Мантейфель повернулся. Он как будто не узнал князя. Потом взмахнул рукой, словно ища опору, чтобы подняться. Романов подбежал к нему и протянул руку. Старик был явно плох, но по-прежнему чисто выбрит и прям.
— Олежек, Олежек, — заплакал немец, повиснув своим высохшим телом на крепких руках князя, — Олежек, сыночек мой…
Романов прижал к себе доктора и стал гладить его по лысой голове.
— Прости, прости, что я разрыдался, — сказал, вдруг как-то резко успокоившись, Мантейфель, — и за сыночка. Я просто так тебя называл… внутри себя.
Его голос опять дрогнул. Романов посадил доктора на кровать и сам сел рядом.
— Что вы, профессор, что вы — у меня ли вам просить прощенья? — сказал он и, подумав, что надо улыбнуться, улыбнулся. — И что вы делаете в этом месте? Идемте, я сию же секунду забираю вас отсюда к себе, в Мраморный.
Он поднялся и потянул Мантейфеля за руку.
— Я не могу отсюда уйти, — покачал головой немец.
— Хотел бы я посмотреть на того, кто попытается нас остановить, — спокойно ответил князь.
— Я сам, Олежек, я сам, — вздохнул доктор, — я сам пришел сюда и сам определился в эту палату. Только среди них мне место — среди этих криков идиотов я заслужил свою смерть, которая уже близка. Так пусть я умру там, где должен. Я, возомнивший себя богом, — в одном доме с теми, кто считает себя Наполеонами, Александрами Великими и Цезарями.
— Вернер Германович, вы не бог, вы просто один из лучших на этой планете врачей, только и всего. Собирайтесь, если вам есть что собирать, и мы едем ко мне.
Мантейфель покачал головой.
— Я лучше знаю, где кончается искусство врача, — сказал он с грустной улыбкой. — Скажи, ты любил кого-нибудь… после?
Князь внимательно посмотрел на профессора.
— Нет, — выдохнул Романов.
— Вот видишь!
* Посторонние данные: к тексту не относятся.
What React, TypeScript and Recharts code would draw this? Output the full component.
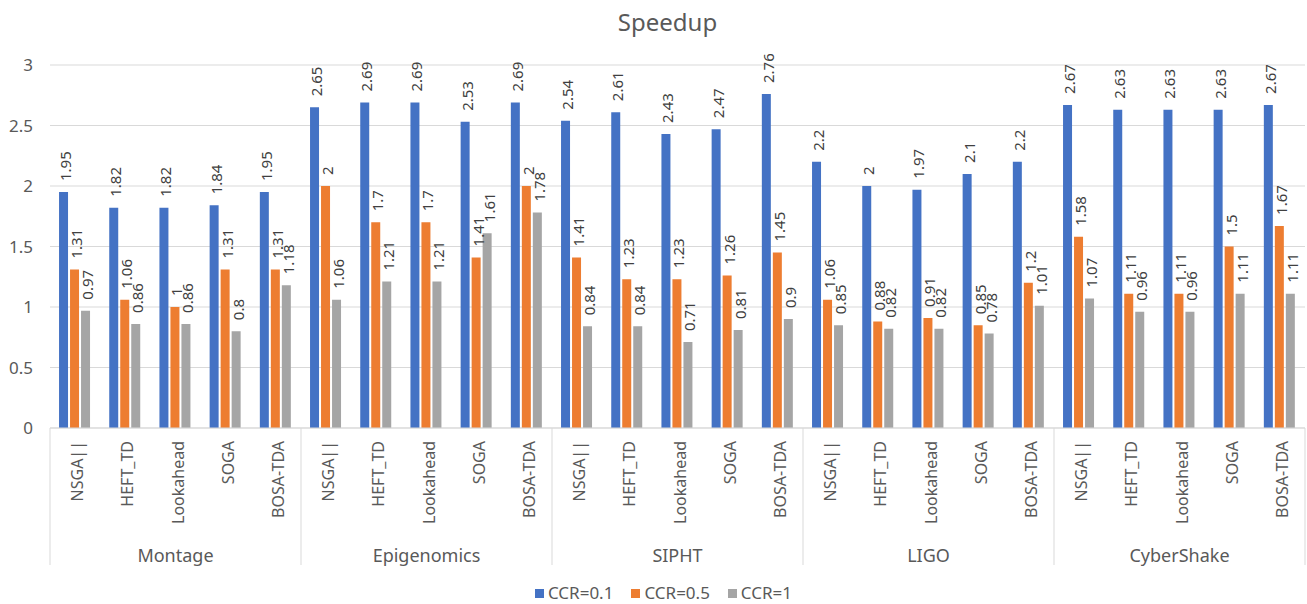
import React from 'react';
import { BarChart, Bar, XAxis, YAxis, CartesianGrid, Legend, LabelList } from 'recharts';

// Workflows (outer category level) and scheduling algorithms (inner level)
const workflows = ['Montage', 'Epigenomics', 'SIPHT', 'LIGO', 'CyberShake'];
const algorithms = ['NSGA||', 'HEFT_TD', 'Lookahead', 'SOGA', 'BOSA-TDA'];

// Speedup per workflow x algorithm, in the order above
const ccr01 = [
  1.95, 1.82, 1.82, 1.84, 1.95,
  2.65, 2.69, 2.69, 2.53, 2.69,
  2.54, 2.61, 2.43, 2.47, 2.76,
  2.2, 2, 1.97, 2.1, 2.2,
  2.67, 2.63, 2.63, 2.63, 2.67,
];
const ccr05 = [
  1.31, 1.06, 1, 1.31, 1.31,
  2, 1.7, 1.7, 1.41, 2,
  1.41, 1.23, 1.23, 1.26, 1.45,
  1.06, 0.88, 0.91, 0.85, 1.2,
  1.58, 1.11, 1.11, 1.5, 1.67,
];
const ccr1 = [
  0.97, 0.86, 0.86, 0.8, 1.18,
  1.06, 1.21, 1.21, 1.61, 1.78,
  0.84, 0.84, 0.71, 0.81, 0.9,
  0.85, 0.82, 0.82, 0.78, 1.01,
  1.07, 0.96, 0.96, 1.11, 1.11,
];

const seriesNames = ['CCR=0.1', 'CCR=0.5', 'CCR=1'];
const seriesColors = ['#4472C4', '#ED7D31', '#A5A5A5'];
const yTicks = [0, 0.5, 1, 1.5, 2, 2.5, 3];

const data = workflows.flatMap((w, wi) =>
  algorithms.map((a, ai) => {
    const i = wi * algorithms.length + ai;
    return { key: `${w}-${a}`, workflow: w, algorithm: a, c01: ccr01[i], c05: ccr05[i], c1: ccr1[i] };
  })
);

const W = 1307;
const H = 604;
const MARGIN = { top: 65, right: 2, bottom: 4, left: 0 };
const Y_AXIS_W = 50;
const BAND = (W - MARGIN.left - MARGIN.right - Y_AXIS_W) / data.length;
const FONT = '"Noto Sans", "Open Sans", sans-serif';
const GRID = '#D9D9D9';
const TEXT = '#595959';

// Two-level category axis: algorithm name, plus workflow name and separators
function CategoryTick(props: any) {
  const { x, y, payload } = props;
  const idx: number = payload.index;
  const row = data[idx];
  const ai = idx % algorithms.length;
  const left = x - BAND / 2;
  const right = x + BAND / 2;
  return (
    <g>
      <text
        transform={`translate(${x + 2},${y + 13}) rotate(-90)`}
        textAnchor="end"
        dominantBaseline="central"
        fontSize={16}
        fontFamily={FONT}
        fill={TEXT}
      >
        {row.algorithm}
      </text>
      {ai === 0 && <line x1={left} x2={left} y1={y} y2={y + 137} stroke={GRID} strokeWidth={1} />}
      {idx === data.length - 1 && <line x1={right} x2={right} y1={y} y2={y + 137} stroke={GRID} strokeWidth={1} />}
      {ai === 2 && (
        <text x={x} y={y + 127} textAnchor="middle" dominantBaseline="central" fontSize={18} fontFamily={FONT} fill={TEXT}>
          {row.workflow}
        </text>
      )}
    </g>
  );
}

// Rotated value label above each bar
function ValueLabel(props: any) {
  const { x, y, width, value } = props;
  const cx = Number(x) + Number(width) / 2 + 1.5;
  const by = Number(y) - 11;
  return (
    <text
      transform={`translate(${cx},${by}) rotate(-90)`}
      textAnchor="start"
      dominantBaseline="central"
      fontSize={15}
      fontFamily={FONT}
      fill="#404040"
    >
      {value}
    </text>
  );
}

function LegendContent() {
  return (
    <div
      style={{
        height: 28,
        display: 'flex',
        alignItems: 'flex-end',
        justifyContent: 'center',
        paddingLeft: 22,
        fontFamily: FONT,
        fontSize: 17,
        color: TEXT,
      }}
    >
      {seriesNames.map((name, i) => (
        <div
          key={name}
          style={{ display: 'flex', alignItems: 'center', marginRight: i < seriesNames.length - 1 ? 18 : 0, position: 'relative', top: 3, lineHeight: '20px' }}
        >
          <span style={{ width: 9, height: 9, background: seriesColors[i], display: 'inline-block', marginRight: 4 }} />
          <span>{name}</span>
        </div>
      ))}
    </div>
  );
}

export default function App() {
  return (
    <div style={{ position: 'absolute', left: 0, top: 0, width: W, height: H, background: '#fff' }}>
      <div
        style={{
          position: 'absolute',
          left: 14,
          top: 6,
          width: W,
          textAlign: 'center',
          fontFamily: FONT,
          fontSize: 24,
          lineHeight: '32px',
          color: TEXT,
        }}
      >
        Speedup
      </div>
      <BarChart width={W} height={H} data={data} margin={MARGIN} barCategoryGap="18%" barGap={2}>
        <CartesianGrid vertical={false} stroke={GRID} strokeWidth={1} />
        <XAxis
          dataKey="key"
          interval={0}
          tickLine={false}
          tickSize={0}
          tickMargin={0}
          axisLine={{ stroke: GRID }}
          height={144}
          tick={<CategoryTick />}
        />
        <YAxis
          domain={[0, 3]}
          ticks={yTicks}
          width={Y_AXIS_W}
          axisLine={false}
          tickLine={false}
          tickMargin={11}
          tick={{ fill: TEXT, fontSize: 17, fontFamily: FONT }}
        />
        <Legend verticalAlign="bottom" height={28} content={<LegendContent />} />
        <Bar dataKey="c01" name={seriesNames[0]} fill={seriesColors[0]} isAnimationActive={false}>
          <LabelList dataKey="c01" content={<ValueLabel />} />
        </Bar>
        <Bar dataKey="c05" name={seriesNames[1]} fill={seriesColors[1]} isAnimationActive={false}>
          <LabelList dataKey="c05" content={<ValueLabel />} />
        </Bar>
        <Bar dataKey="c1" name={seriesNames[2]} fill={seriesColors[2]} isAnimationActive={false}>
          <LabelList dataKey="c1" content={<ValueLabel />} />
        </Bar>
      </BarChart>
    </div>
  );
}
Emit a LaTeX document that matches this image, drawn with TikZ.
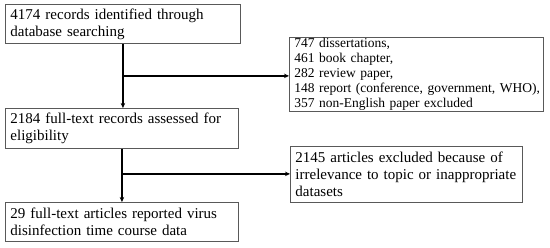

Я помню, как ты равнодушно сжигал письма своей невесты. Как ты сидел у печной топки, и пламя отражалось в твоих глазах. Я смотрел и ждал — хоть бы одна слезинка. Ничего не было. Тогда я начал понимать, что натворил. Я вернул тебе жизнь, но жизнь без радостей — этой и всех прочих. Думаешь, я не понимаю, почему с одной войны ты сразу ушел на другую, как только она разразилась? Я мечтал, что войду в историю мировой науки, а в итоге просто искалечил тебя. Все должно идти своим естественным путем, а я нарушил его. Решил уподобиться богу. И я должен понести наказание.
— Смысл жизни не в радости, а в долге, — покачал головой князь, — у меня нет радостей, но мой долг служения государю и отечеству никуда не делся. Это хорошо, что я остался жив. Я исполняю свой долг, вы дали мне возможность его исполнять.
— Ты не проклинаешь меня? — удивился Мантейфель.
— Я каждый день молюсь за вас.
Князь сказал это так просто, что невероятно было заподозрить его в неискренности. Старик стоял пораженный. Мысль, много лет съедавшая его изнутри и не дававшая покоя, вдруг оказалась полной, ни на чем не основанной глупостью. И к внезапной, нечаянной радости примешивалось чувство горечи за столько лет бессмысленных терзаний.
— Я боялся встреч с тобой, боялся посмотреть тебе в глаза — только сейчас, накануне смерти, решился, — пробормотал профессор, — и, выходит, боялся зря… Все эти годы я зря жил без моего сыночка…
— Поедемте со мной в Мраморный дворец, — снова улыбнулся князь, подставляя руку, чтобы немец мог на нее опереться.
Профессор изо всех сил ухватился за нее и встал.
— Пойдем, Олежек, тогда пойдем. — Он улыбнулся, и вдруг страшная гримаса исказила его лицо. Мантейфель опустился обратно на кровать.
— Нет, — сказал он, — я никуда не пойду. Я сейчас умру. Я хочу, чтобы ты знал: у тебя есть брат, единокровный брат. Ему тяжело. Это он объяснил мне, как вам тяжело жить, а я поверил… Эх, зачем я поверил? Олежек, спасибо тебе. Спасибо. Я умру счастливым. Хоть один грех с души долой.
Он лег на кровать, вытянулся, руки по швам, и умер.
Князь стоял, глядя на мертвеца. Он не знал, сколько времени так простоял, — пока в дверь не заглянул медбрат.
— Он умер, — сказал князь, — кто его похоронит?
— У этого родственников нет, — сказал медбрат, — мы справлялись. Значит, в общей могиле.